The first is whether the WCC has referred a crime to the police – the abuse and misuse of a council corporate credit card.

It is now almost four weeks since the Ombudsman recommended it consider doing so: we still don’t know if it has.

The latest statement from Acting CEO Vikki King is “at this stage there is no update in relation to the referral of the credit card findings to the Warrnambool Police”.

A former senior council manager lied and covered up his spending on a council credit card and yet, four weeks on from this confirmation, the council is apparently no further forward on pursuing any criminal charges.

For a council that allegedly couldn’t wait to throw a CEO out the door for pressing pause on a fishing pontoon, this is disturbing.

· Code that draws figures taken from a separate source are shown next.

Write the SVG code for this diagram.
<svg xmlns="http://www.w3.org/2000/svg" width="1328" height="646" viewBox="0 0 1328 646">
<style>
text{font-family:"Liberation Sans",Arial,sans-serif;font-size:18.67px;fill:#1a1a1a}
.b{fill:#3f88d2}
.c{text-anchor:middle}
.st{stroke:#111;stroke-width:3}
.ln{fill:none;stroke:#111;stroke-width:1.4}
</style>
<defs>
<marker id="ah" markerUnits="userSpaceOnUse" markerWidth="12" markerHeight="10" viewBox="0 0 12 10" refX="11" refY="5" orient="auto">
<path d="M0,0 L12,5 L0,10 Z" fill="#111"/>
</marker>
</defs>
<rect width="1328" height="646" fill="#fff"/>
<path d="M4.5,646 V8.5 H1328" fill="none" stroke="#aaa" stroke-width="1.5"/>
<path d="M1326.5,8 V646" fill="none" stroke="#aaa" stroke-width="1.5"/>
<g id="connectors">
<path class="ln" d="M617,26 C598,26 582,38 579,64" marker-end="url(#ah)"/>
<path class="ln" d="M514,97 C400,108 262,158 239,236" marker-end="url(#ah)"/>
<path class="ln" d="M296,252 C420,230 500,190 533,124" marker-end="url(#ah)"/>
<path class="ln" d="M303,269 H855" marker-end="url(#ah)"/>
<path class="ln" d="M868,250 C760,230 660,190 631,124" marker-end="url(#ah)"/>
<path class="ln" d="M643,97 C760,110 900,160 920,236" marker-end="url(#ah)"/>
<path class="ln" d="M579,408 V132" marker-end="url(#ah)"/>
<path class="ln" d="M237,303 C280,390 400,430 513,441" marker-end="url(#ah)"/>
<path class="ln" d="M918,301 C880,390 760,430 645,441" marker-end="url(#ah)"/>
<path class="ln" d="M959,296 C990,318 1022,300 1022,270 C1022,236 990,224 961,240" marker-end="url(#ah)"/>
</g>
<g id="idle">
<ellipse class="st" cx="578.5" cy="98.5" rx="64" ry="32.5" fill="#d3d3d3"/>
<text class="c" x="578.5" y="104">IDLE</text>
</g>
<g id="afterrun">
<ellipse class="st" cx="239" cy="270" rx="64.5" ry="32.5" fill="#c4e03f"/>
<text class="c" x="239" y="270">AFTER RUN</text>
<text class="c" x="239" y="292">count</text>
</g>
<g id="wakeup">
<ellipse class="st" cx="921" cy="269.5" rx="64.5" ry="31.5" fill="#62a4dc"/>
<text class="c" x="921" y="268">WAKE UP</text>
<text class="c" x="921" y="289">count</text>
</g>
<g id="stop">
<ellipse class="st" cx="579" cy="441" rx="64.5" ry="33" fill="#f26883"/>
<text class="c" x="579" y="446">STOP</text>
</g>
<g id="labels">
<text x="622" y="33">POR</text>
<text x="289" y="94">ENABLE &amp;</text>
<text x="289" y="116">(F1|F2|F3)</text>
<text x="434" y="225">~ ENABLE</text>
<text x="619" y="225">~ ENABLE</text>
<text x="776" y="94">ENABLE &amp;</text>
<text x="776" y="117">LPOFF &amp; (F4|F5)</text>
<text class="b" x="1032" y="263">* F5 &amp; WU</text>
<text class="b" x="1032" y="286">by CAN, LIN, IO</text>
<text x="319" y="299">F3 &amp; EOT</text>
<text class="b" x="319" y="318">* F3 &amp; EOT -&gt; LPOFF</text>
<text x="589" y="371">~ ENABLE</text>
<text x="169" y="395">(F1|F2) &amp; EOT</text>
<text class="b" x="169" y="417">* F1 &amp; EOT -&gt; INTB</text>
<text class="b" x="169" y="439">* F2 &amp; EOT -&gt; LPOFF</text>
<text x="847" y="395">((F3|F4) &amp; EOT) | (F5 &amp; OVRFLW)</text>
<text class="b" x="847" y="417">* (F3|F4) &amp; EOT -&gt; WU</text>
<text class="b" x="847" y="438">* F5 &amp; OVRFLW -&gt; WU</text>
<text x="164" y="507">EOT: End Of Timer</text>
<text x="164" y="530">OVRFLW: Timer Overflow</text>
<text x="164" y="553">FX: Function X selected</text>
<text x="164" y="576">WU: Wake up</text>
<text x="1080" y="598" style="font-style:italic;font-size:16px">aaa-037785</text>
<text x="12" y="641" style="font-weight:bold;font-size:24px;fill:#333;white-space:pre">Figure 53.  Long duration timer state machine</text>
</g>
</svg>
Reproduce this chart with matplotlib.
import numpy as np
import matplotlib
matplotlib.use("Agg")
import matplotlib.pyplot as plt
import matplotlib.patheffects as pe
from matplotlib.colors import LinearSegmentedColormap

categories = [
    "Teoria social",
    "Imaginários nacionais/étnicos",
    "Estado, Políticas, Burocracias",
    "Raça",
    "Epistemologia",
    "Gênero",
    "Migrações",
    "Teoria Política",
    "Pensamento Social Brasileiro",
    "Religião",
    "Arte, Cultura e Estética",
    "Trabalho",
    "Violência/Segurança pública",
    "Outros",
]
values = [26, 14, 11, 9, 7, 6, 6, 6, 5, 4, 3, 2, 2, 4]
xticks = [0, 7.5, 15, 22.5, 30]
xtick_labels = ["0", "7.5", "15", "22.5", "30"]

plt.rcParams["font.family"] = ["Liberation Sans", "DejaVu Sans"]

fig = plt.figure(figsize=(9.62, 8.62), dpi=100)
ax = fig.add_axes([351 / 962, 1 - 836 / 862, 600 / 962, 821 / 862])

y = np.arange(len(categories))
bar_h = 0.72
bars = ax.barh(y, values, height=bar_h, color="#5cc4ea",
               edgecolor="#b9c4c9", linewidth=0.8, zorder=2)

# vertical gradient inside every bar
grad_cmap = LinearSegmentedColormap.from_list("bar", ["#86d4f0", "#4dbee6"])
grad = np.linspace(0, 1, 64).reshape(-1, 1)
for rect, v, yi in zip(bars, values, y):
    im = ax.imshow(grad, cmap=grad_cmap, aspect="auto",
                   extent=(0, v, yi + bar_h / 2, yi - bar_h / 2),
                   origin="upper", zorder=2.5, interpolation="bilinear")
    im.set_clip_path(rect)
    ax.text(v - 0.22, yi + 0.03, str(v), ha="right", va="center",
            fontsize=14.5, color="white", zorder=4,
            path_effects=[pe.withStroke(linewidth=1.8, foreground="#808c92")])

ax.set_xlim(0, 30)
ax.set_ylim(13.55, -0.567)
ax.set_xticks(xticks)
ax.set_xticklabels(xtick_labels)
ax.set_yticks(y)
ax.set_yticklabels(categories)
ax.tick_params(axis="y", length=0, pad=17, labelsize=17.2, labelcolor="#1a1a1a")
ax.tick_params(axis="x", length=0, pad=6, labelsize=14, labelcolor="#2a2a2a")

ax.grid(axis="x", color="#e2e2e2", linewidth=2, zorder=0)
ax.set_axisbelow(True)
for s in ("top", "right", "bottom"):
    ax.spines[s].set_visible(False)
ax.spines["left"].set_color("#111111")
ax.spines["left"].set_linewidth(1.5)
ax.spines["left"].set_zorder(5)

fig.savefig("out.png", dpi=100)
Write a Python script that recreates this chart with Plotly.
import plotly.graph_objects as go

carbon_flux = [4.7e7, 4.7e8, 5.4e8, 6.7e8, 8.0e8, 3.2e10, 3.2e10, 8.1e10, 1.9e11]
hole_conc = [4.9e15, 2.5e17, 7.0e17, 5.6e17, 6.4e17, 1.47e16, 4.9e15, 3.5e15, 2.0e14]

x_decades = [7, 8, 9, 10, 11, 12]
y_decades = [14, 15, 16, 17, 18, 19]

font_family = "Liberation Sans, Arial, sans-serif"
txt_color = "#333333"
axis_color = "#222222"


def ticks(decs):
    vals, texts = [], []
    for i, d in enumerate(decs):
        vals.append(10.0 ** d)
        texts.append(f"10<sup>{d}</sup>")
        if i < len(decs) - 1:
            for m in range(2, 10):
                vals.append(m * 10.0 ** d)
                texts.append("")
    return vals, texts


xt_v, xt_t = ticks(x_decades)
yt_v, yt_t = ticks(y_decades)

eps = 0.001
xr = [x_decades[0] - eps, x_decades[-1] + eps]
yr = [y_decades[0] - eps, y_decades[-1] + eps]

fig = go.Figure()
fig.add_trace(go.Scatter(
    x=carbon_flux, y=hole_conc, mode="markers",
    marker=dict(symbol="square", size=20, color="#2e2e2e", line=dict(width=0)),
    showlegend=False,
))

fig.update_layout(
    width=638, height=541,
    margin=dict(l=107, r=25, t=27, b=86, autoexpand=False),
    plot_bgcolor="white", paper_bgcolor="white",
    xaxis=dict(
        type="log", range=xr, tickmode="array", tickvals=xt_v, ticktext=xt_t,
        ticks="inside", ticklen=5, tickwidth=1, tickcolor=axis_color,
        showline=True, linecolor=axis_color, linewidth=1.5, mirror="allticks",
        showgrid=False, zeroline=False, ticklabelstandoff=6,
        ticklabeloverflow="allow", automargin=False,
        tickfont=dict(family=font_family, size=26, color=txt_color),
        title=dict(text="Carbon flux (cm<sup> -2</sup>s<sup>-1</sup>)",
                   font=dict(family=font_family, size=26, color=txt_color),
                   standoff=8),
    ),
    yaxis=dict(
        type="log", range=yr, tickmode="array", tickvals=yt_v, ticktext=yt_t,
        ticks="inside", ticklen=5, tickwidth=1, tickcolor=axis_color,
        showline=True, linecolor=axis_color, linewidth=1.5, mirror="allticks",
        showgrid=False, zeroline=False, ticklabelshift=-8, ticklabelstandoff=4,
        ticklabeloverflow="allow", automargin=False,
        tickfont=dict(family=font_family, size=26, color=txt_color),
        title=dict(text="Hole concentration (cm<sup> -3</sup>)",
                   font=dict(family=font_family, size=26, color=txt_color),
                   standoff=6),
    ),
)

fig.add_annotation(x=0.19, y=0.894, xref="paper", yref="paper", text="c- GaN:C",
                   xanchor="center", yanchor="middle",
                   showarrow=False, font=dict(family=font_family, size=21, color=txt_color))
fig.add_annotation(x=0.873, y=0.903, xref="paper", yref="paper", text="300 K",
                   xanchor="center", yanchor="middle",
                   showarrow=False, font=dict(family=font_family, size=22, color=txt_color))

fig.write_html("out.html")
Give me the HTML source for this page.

And for our local paper to argue that the stolen money was “paid back”…if only such justice was served to the poor bastards thrown into court for pinching a packet of chops.

Just as disturbing is the second item of unfinished business: the leaking of highly sensitive, highly personal documents from within council to at least two councillors, in the mail.

Three sworn affidavits from Tony Herbert, Sue Cassidy and Kylie Gaston all revealed that psychometric test results for those who applied for the position of CEO were leaked.

Senior council staff have known about this leak since at least April this year, when Robert Anderson asked for an investigation.

Has it been investigated? Did it turn the joint upside down? Did it run a full IT audit to see who had access to these highly personal documents? (I would guess, not many people.)

Has it contacted the Inspectorate or the anti-corruption body IBAC?

We don’t know, because the Acting CEO – as of today – has declined to comment.

“It would be inappropriate to comment on matters currently before the Supreme Court,” is the statement.

But this leak is not being challenged in the Supreme Court. It happened. And nothing, it seems, has been done to track down the person/s responsible.

As it happens, IBAC just today issued a newsletter on this very topic of misuse of private and personal information held by councils.

IBAC warns that such misuse “may constitute corrupt conduct”.

There is that c word again.

I am as invigorated as you are by the wave of change that is poised to roll through our council and the above just underscores – yet again – why such a change can’t come soon enough.